En surface à bord du bateau, à moins de plonger en pleine mer hors de tout repère visuel, prenez le temps d’observer ce qui vous entoure, ce pourra être très utile par exemple sur une côte très découpée si vous vous perdez et que vous remontez dans une crique : la tour Génoise, elle était où par rapport au bateau ? Et cette antenne, je la voyais ou pas ? De même, si la visibilité le permet, essayez d’enregistrer ce que vous pouvez noter du fond, depuis le bateau : je suis à babord de cette grande langue de sable qui s’enfonce vers la côte, ou tout prêt de ce sec qui affleure et qui a l’air de s’élargir à la base…
L’INTÉRÊT D’UN BON BRIEFING
Ne négligez pas le briefing fait par l’équipe d’encadrement : les moniteurs ont plongé là des dizaines, voire des centaines de fois, et leur connaissance de la zone vous fera gagner un temps précieux. De plus en plus de centres ou de bateaux de croisière, que ce soit en métropole ou au bout du monde, ont d’ailleurs pris l’habitude de dessiner les sites de plongée pour vous indiquer à l’avance les parcours possibles. Ne jugez pas ce temps passé « sur les bancs de l’école » inutile.
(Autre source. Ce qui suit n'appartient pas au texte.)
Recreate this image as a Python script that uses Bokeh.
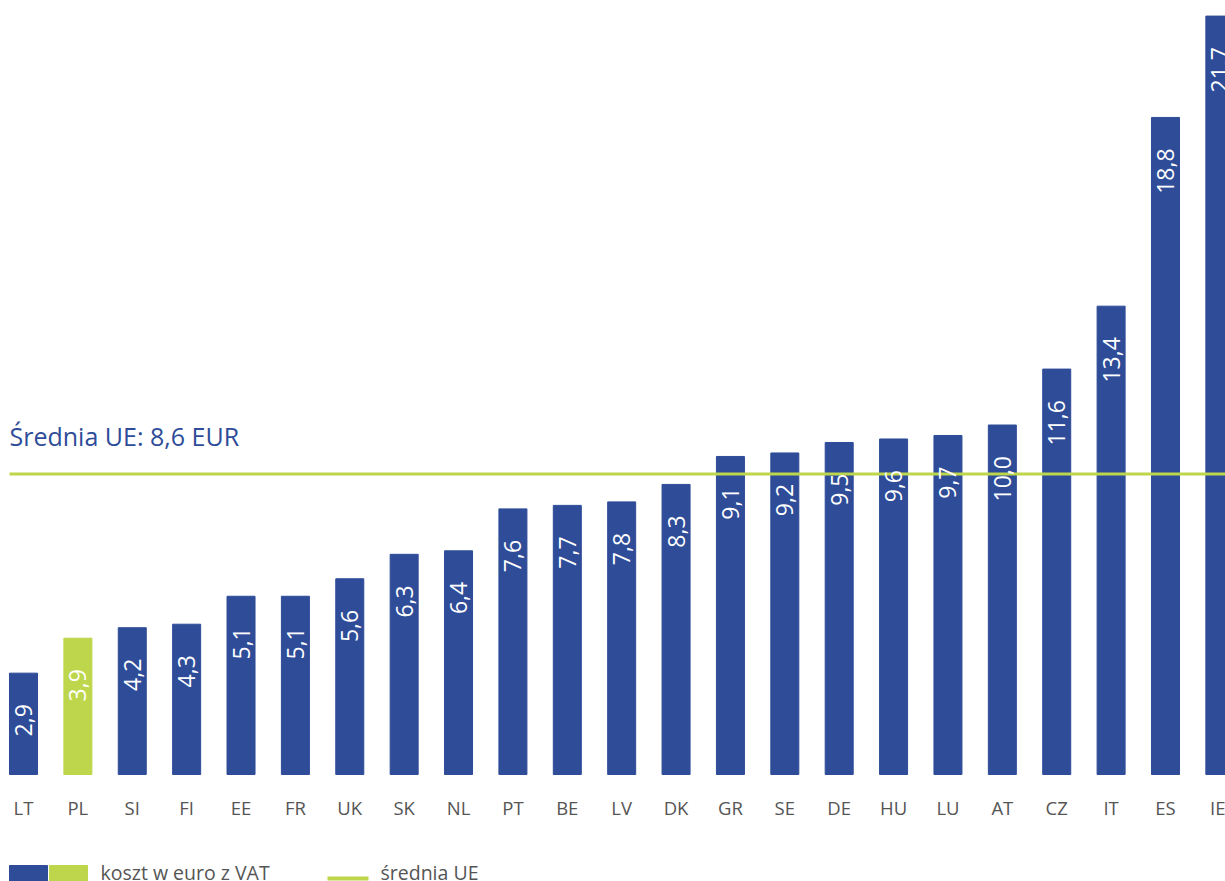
from bokeh.plotting import figure
from bokeh.models import Range1d, FixedTicker, ColumnDataSource
from bokeh.core.properties import value
from bokeh.embed import file_html
from bokeh.resources import INLINE
import math

countries = ["LT", "PL", "SI", "FI", "EE", "FR", "UK", "SK", "NL", "PT", "BE", "LV",
             "DK", "GR", "SE", "DE", "HU", "LU", "AT", "CZ", "IT", "ES", "IE"]
costs = [2.9, 3.9, 4.2, 4.3, 5.1, 5.1, 5.6, 6.3, 6.4, 7.6, 7.7, 7.8,
         8.3, 9.1, 9.2, 9.5, 9.6, 9.7, 10.0, 11.6, 13.4, 18.8, 21.7]
eu_average = 8.6
highlight = "PL"

BLUE = "#2e4c98"
GREEN = "#bdd64b"
GRAY = "#555555"
FONT = "Open Sans"

W, H = 1225, 881
PX_PER_X = 54.38
PX_PER_Y = 34.95
BASE = 774
x_start = -23 / PX_PER_X
x_end = x_start + W / PX_PER_X
y_end = BASE / PX_PER_Y
y_start = -(H - BASE) / PX_PER_Y

def dx(px):
    return x_start + px / PX_PER_X

def dy(py):
    return (BASE - py) / PX_PER_Y

p = figure(width=W, height=H, output_backend="svg", toolbar_location=None,
           x_range=Range1d(x_start, x_end), y_range=Range1d(y_start, y_end),
           min_border=0, outline_line_color=None)
p.xgrid.visible = False
p.ygrid.visible = False
p.yaxis.visible = False

xs = list(range(len(countries)))
colors = [GREEN if c == highlight else BLUE for c in countries]
labels = [f"{v:.1f}".replace(".", ",") for v in costs]
src = ColumnDataSource(dict(x=xs, top=costs, color=colors, label=labels))

p.vbar(x="x", top="top", bottom=0, width=0.515, color="color", source=src)

p.segment(x0=[dx(9)], x1=[x_end], y0=[eu_average], y1=[eu_average],
          line_color=GREEN, line_width=3)

p.text(x="x", y="top", text="label", source=src, angle=math.pi / 2,
       text_align="right", text_baseline="middle", y_offset=31,
       text_color="white", text_font=value(FONT), text_font_size="23px")

p.text(x=[dx(9)], y=[dy(435)], text=["Średnia UE: 8,6 EUR"], text_color=BLUE,
       text_font=value(FONT), text_font_size="25px", text_baseline="middle")

ax = p.xaxis[0]
ax.fixed_location = 0
ax.ticker = FixedTicker(ticks=xs)
ax.major_label_overrides = {i: c for i, c in enumerate(countries)}
ax.axis_line_color = None
ax.major_tick_line_color = None
ax.minor_tick_line_color = None
ax.major_label_standoff = 14
ax.major_label_text_font = FONT
ax.major_label_text_font_size = "18.5px"
ax.major_label_text_color = GRAY

# legend
p.quad(left=[dx(9), dx(49)], right=[dx(47), dx(87)], top=[dy(865)] * 2,
       bottom=[dy(882)] * 2, color=[BLUE, GREEN])
p.text(x=[dx(100)], y=[dy(872)], text=["koszt w euro z VAT"], text_color=GRAY,
       text_font=value(FONT), text_font_size="19.5px", text_baseline="middle")
p.segment(x0=[dx(327)], x1=[dx(368)], y0=[dy(878)], y1=[dy(878)],
          line_color=GREEN, line_width=4)
p.text(x=[dx(380)], y=[dy(872)], text=["średnia UE"], text_color=GRAY,
       text_font=value(FONT), text_font_size="19.5px", text_baseline="middle")

open("out.html", "w").write(file_html(p, INLINE))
REPÉRER DES ÉLÉMENTS « REMARQUABLES »
Soyez attentif : un rocher plus rond que les autres, un petit herbier, une faille caractéristique sont autant d’éléments qui doivent vous aider à vous orienter au fond. N’hésitez pas, si vous prévoyez un schéma de plongée en aller-retour, à vous retourner de temps en temps pour visualiser l’aspect du paysage tel que vous devriez le découvrir quand vous déciderez de rentrer. Dans votre tête, vous dessinerez ainsi une sorte de carte mentale de votre plongée. Vous pouvez aussi dessiner quelques éléments sur une tablette immergeable, mais ne tombez pas dans l’excès en passant votre plongée le nez sur un dessin : certes, vous ne vous perdrez pas, mais vous n’aurez profité de rien.
SURVEILLER SA PROFONDEUR ET ESSAYER D’ÉVALUER LES DISTANCES
Essayez, une fois que vous êtes au fond, de conserver une profondeur à peu près constante. Cela pourra vous éviter de vous égarer, en remontant par exemple de cinq mètres pour vous retrouver devant un gros rocher que vous n’aviez pas vu à l’aller et qui risque de vous désorienter. Et à moins qu’il y ait beaucoup de courant, essayez d’évaluer la distance par rapport au temps écoulé, en palmant toujours à peu près de la même façon. Si au retour vous palmez depuis dix minutes et que vous n’avez toujours pas repéré l’arche devant laquelle vous aviez pris à droite, ne vous obstinez pas à aller plus loin, c’est que vous faites fausse route.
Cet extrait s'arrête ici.